WHAT TO DO
In the copy, include every entry exactly but none of the images.

Saved entries
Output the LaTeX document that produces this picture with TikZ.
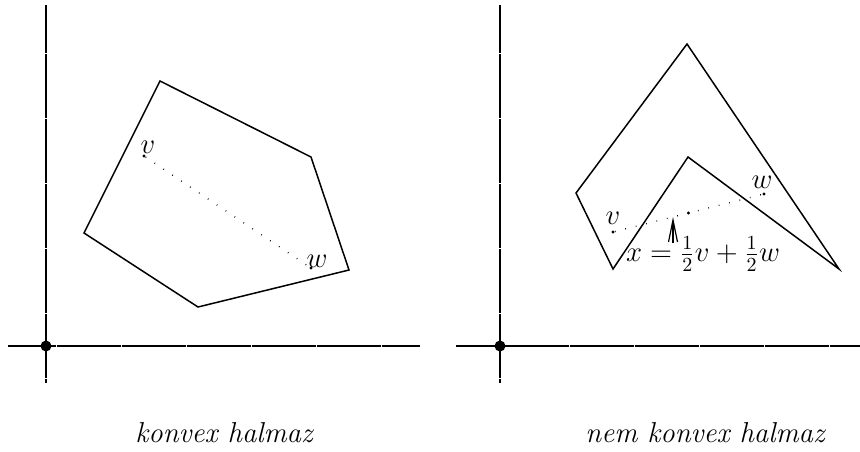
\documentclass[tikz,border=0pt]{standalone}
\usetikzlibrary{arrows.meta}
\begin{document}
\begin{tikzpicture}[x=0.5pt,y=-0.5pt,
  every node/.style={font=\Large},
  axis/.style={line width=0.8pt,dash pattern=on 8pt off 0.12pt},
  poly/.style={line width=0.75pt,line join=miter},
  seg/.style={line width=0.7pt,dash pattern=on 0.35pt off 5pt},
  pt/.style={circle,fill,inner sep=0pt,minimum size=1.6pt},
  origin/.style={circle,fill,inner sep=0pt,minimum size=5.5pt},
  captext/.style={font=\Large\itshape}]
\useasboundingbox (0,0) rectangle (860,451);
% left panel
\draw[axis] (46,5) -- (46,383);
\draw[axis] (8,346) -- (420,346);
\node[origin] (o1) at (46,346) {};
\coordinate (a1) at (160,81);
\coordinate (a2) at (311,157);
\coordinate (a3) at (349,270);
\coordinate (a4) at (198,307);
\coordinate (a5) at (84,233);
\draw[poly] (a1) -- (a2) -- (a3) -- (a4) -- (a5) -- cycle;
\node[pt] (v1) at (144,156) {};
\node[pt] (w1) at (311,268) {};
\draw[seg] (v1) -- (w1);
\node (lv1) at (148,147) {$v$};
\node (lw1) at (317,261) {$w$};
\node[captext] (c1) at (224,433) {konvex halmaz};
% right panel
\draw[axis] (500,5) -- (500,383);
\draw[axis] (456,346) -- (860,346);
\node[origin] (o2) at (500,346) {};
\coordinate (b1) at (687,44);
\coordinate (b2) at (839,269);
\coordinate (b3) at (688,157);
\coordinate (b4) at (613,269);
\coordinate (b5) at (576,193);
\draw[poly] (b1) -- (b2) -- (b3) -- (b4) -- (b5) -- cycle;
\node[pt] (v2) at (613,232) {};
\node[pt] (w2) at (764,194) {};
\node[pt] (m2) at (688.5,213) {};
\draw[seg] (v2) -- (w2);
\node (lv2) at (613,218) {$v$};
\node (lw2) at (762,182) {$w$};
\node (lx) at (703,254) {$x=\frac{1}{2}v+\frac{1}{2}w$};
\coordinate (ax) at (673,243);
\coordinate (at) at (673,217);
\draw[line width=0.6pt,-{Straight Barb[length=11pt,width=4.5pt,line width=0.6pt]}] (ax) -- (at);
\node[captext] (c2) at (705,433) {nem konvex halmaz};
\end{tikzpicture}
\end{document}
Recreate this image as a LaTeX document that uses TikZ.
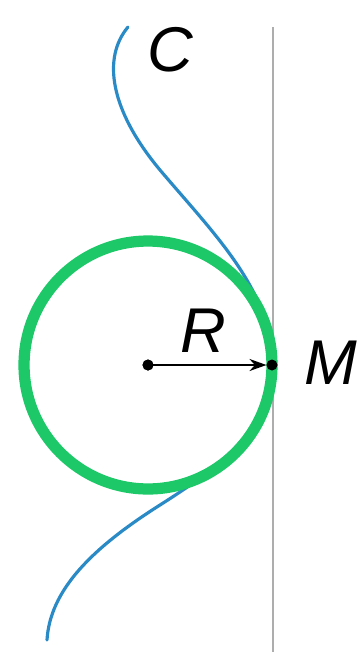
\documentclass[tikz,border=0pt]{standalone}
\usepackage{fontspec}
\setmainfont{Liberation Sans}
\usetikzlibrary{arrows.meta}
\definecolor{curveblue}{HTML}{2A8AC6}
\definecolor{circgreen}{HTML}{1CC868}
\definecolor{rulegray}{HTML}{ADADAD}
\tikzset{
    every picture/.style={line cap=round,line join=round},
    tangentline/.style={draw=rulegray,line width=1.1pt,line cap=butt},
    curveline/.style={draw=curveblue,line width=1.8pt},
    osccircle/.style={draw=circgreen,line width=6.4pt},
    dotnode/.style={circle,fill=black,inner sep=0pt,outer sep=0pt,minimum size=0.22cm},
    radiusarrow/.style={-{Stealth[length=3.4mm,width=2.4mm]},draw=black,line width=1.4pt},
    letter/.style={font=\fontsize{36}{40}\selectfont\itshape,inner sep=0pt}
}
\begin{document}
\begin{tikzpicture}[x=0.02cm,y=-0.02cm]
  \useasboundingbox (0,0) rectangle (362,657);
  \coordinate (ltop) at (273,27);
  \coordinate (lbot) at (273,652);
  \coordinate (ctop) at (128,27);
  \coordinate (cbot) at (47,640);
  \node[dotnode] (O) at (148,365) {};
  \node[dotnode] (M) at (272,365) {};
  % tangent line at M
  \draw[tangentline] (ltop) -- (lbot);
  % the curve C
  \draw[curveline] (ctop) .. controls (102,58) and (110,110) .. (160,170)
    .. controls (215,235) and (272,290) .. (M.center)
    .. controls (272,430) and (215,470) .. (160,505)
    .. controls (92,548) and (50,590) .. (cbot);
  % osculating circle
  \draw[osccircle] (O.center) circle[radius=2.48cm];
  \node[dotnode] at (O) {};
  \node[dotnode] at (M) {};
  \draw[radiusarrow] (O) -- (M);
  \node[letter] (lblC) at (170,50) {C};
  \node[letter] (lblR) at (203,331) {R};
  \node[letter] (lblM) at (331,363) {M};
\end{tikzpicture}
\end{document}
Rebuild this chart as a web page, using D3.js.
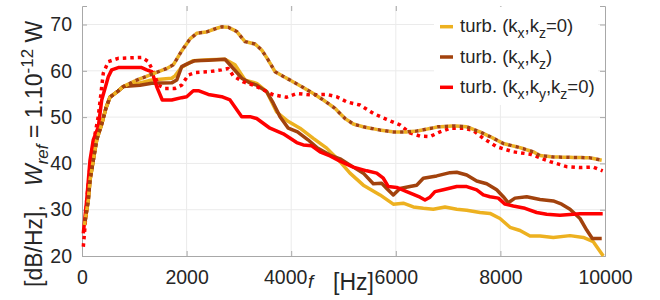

ANSWER TO THE PROBLEM
Output the LaTeX document that produces this picture with TikZ.
\documentclass[tikz,border=0pt]{standalone}
\usetikzlibrary{arrows.meta}
\begin{document}
\begin{tikzpicture}[x=0.5pt,y=-0.5pt,
  every node/.style={font=\Large},
  axis/.style={line width=0.8pt,dash pattern=on 8pt off 0.12pt},
  poly/.style={line width=0.75pt,line join=miter},
  seg/.style={line width=0.7pt,dash pattern=on 0.35pt off 5pt},
  pt/.style={circle,fill,inner sep=0pt,minimum size=1.6pt},
  origin/.style={circle,fill,inner sep=0pt,minimum size=5.5pt},
  captext/.style={font=\Large\itshape}]
\useasboundingbox (0,0) rectangle (860,451);
% left panel
\draw[axis] (46,5) -- (46,383);
\draw[axis] (8,346) -- (420,346);
\node[origin] (o1) at (46,346) {};
\coordinate (a1) at (160,81);
\coordinate (a2) at (311,157);
\coordinate (a3) at (349,270);
\coordinate (a4) at (198,307);
\coordinate (a5) at (84,233);
\draw[poly] (a1) -- (a2) -- (a3) -- (a4) -- (a5) -- cycle;
\node[pt] (v1) at (144,156) {};
\node[pt] (w1) at (311,268) {};
\draw[seg] (v1) -- (w1);
\node (lv1) at (148,147) {$v$};
\node (lw1) at (317,261) {$w$};
\node[captext] (c1) at (224,433) {konvex halmaz};
% right panel
\draw[axis] (500,5) -- (500,383);
\draw[axis] (456,346) -- (860,346);
\node[origin] (o2) at (500,346) {};
\coordinate (b1) at (687,44);
\coordinate (b2) at (839,269);
\coordinate (b3) at (688,157);
\coordinate (b4) at (613,269);
\coordinate (b5) at (576,193);
\draw[poly] (b1) -- (b2) -- (b3) -- (b4) -- (b5) -- cycle;
\node[pt] (v2) at (613,232) {};
\node[pt] (w2) at (764,194) {};
\node[pt] (m2) at (688.5,213) {};
\draw[seg] (v2) -- (w2);
\node (lv2) at (613,218) {$v$};
\node (lw2) at (762,182) {$w$};
\node (lx) at (703,254) {$x=\frac{1}{2}v+\frac{1}{2}w$};
\coordinate (ax) at (673,243);
\coordinate (at) at (673,217);
\draw[line width=0.6pt,-{Straight Barb[length=11pt,width=4.5pt,line width=0.6pt]}] (ax) -- (at);
\node[captext] (c2) at (705,433) {nem konvex halmaz};
\end{tikzpicture}
\end{document}
Recreate this image as a LaTeX document that uses TikZ.
\documentclass[tikz,border=0pt]{standalone}
\usepackage{fontspec}
\setmainfont{Liberation Sans}
\usetikzlibrary{arrows.meta}
\definecolor{curveblue}{HTML}{2A8AC6}
\definecolor{circgreen}{HTML}{1CC868}
\definecolor{rulegray}{HTML}{ADADAD}
\tikzset{
    every picture/.style={line cap=round,line join=round},
    tangentline/.style={draw=rulegray,line width=1.1pt,line cap=butt},
    curveline/.style={draw=curveblue,line width=1.8pt},
    osccircle/.style={draw=circgreen,line width=6.4pt},
    dotnode/.style={circle,fill=black,inner sep=0pt,outer sep=0pt,minimum size=0.22cm},
    radiusarrow/.style={-{Stealth[length=3.4mm,width=2.4mm]},draw=black,line width=1.4pt},
    letter/.style={font=\fontsize{36}{40}\selectfont\itshape,inner sep=0pt}
}
\begin{document}
\begin{tikzpicture}[x=0.02cm,y=-0.02cm]
  \useasboundingbox (0,0) rectangle (362,657);
  \coordinate (ltop) at (273,27);
  \coordinate (lbot) at (273,652);
  \coordinate (ctop) at (128,27);
  \coordinate (cbot) at (47,640);
  \node[dotnode] (O) at (148,365) {};
  \node[dotnode] (M) at (272,365) {};
  % tangent line at M
  \draw[tangentline] (ltop) -- (lbot);
  % the curve C
  \draw[curveline] (ctop) .. controls (102,58) and (110,110) .. (160,170)
    .. controls (215,235) and (272,290) .. (M.center)
    .. controls (272,430) and (215,470) .. (160,505)
    .. controls (92,548) and (50,590) .. (cbot);
  % osculating circle
  \draw[osccircle] (O.center) circle[radius=2.48cm];
  \node[dotnode] at (O) {};
  \node[dotnode] at (M) {};
  \draw[radiusarrow] (O) -- (M);
  \node[letter] (lblC) at (170,50) {C};
  \node[letter] (lblR) at (203,331) {R};
  \node[letter] (lblM) at (331,363) {M};
\end{tikzpicture}
\end{document}
Rebuild this chart as a web page, using D3.js.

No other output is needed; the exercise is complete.